WSJ on the metaverse: “[We will soon have] a virtual world where our digital avatars and those of people in our communities and around the globe come together to work, shop, attend classes, pursue hobbies, enjoy social gatherings and more. Immersive videogames and virtual concerts have given us a taste of this world. But visionaries say the metaverse, as this world has been dubbed, will be far more engaging and robust, not only mirroring the real world in all its three-dimensional complexity but also extending it to allow us to be and do what previously could only be imagined. Walk on the moon in your pajamas? Watch a baseball game from the pitcher’s mound? Frolic in a field of unicorns—or be a unicorn yourself? In the metaverse, tech visionaries say, just about anything will be possible.”
Ninan: “The government’s programmes should be expected to generate some momentum, but the macro-economic numbers are not encouraging. Total investment in the economy in 2021 is estimated at 29.7 per cent, down from 39.6 per cent a decade back. The fiscal deficit for Union and state governments combined is 11.3 per cent, up from 8.3 per cent in 2011. The debt-GDP ratio is now 90.6 per cent, up from only 68.6 per cent. The much better indicators of a decade back did not last, and growth slowed. One must hope the opposite happens now, with today’s energy and optimism being sustained.” More from Rathin Roy: “Unlike China, Bangladesh and Vietnam, India’s savings rate is forecasted to decline reflecting the permanent scarring caused by the pandemic. The investment to GDP ratio is not forecasted to rise appreciably till 2024. India’s ability to walk its big talk as an investment destination, though always fragile, has therefore taken a further credibility hit after the pandemic. Finally, India had the worst fiscal deficits before the pandemic and despite an insipid fiscal response to the pandemic, will have higher levels of debt and fiscal deficits in 2024 than it did in 2019. The silent fiscal crisis prior to the pandemic is urgently driving a programme of asset sales, but these will only plug the fiscal hole; there will not be resources left to increase the investment to GDP ratio above the IMF forecast and bring India back to its pre-2019 growth potential if we continue with business as usual. This is a grim outlook.”

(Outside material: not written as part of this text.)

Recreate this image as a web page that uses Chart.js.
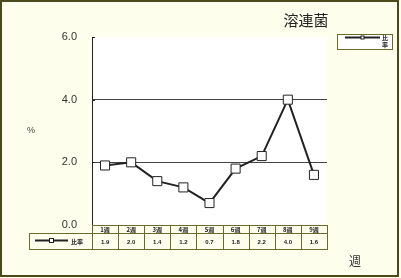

David Brooks: “A nation is a community of people that, at best, is held together by a common story. When I was a kid, I was told a certain triumphalist story about America, which was loaded with words like “superpower” and “greatest.” That triumphalist story sounds tinny in 2021, and it seems to have been rejected by many in the younger generations. As that story has faded, our country has fractured, without a cohering national narrative.” What is India’s story?